The library provides the following facilities:


Set a limit on the amount of memory all allocators use. Thread-safe.


To initialize an arena, you need a quota. Multiple arenas can use a shared quota object. Thread safe.

Defines an API with two methods: map() and unmap(). Map returns a memory area. Unmap returns this area to the arena. All objects returned by arena have the same size, defined in initialization-time constant SLAB_MAX_SIZE. By default, SLAB_MAX_SIZE is 4M. All objects returned by arena are aligned by SLAB_MAX_SIZE: (ptr & (SLAB_MAX_SIZE - 1)) is always 0. SLAB_MAX_SIZE therefore must be a power of 2. Limiting SLAB_MAX_SIZE is important to avoid internal fragmentation. Multiple arenas can exist, an object must be returned to the same arena in which it was allocated.
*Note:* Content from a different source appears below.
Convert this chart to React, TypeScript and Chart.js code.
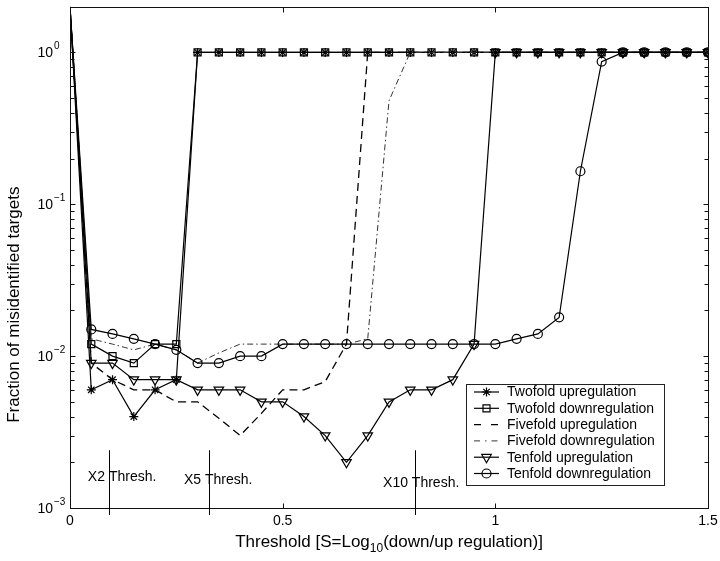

There is a number of different implementations of slab_arena API:

  • huge_arena: this implementation maps at initialization time a huge region of memory, and then uses this region to produce objects. Can be configured to use shared or private mappings.
  • grow_arena - mmaps() each individual block. Thus can incur fragmentation of the address space, but actually returns objects to the OS on unmap.

Use of instances of slab_arena is thread-safe: multiple threads can use the same arena.


Requires an arena for initialization, which works as a memory source for slab_cache. Returns power-of-two sized slabs, with size-aligned address. Uses a buddy system to deal with memory fragmentation. Is expected to be thread-local.


A memory pool for objects of the same size. Thread local. Requires a slab cache, which works as a source of memory. Automatically defines the optimal slab size, given the object size. Supports alloc() and free().


A typical region allocator. Very cheap allocation, but all memory can be freed at once only. Supports savepoints, i.e. an allocation point to which it can roll back, i.e. free all memory allocated after a savepoint. Uses slab_cache as a memory source.


A typical slab allocator. Built as a collection of mempool allocators, each mempool suited for a particular object size. Has stepped pools, i.e. pools for small objects up to 500 bytes, and factored pools, for larger objects. The difference between stepped and factored pools is that object size in stepped pools grows step by step, each next pool serving objects of prev_pool_object_size + 8. In factored pools a growth factor is used, i.e. given a factor of 1.1 and previous pool for objects of size up to 1000, next pool will serve objects in range 1001-1100. Since is based on mempool, uses slab_cache as a memory source.


A typical input buffer, which could be seen as a memory allocator as well, which reallocates itself when it gets full. Uses slab_cache as a memory source.


Another implementation of an output buffer, which, for growth, instead of reallocation, used a collection of buffers, size of each next buffer in a collection twice the size the prevoius one. Uses slab_cache as a memory source.


This is the best one. Memory Address Translating allocator. Only allows to allocate objects of size which is a power of two. Provides a 32-bit id for each allocated object. Supports multi-versioning for all allocated objects, i.e. it's possible to create a consistent read view of all allocated memory.

Uses slab_cache as a memory source.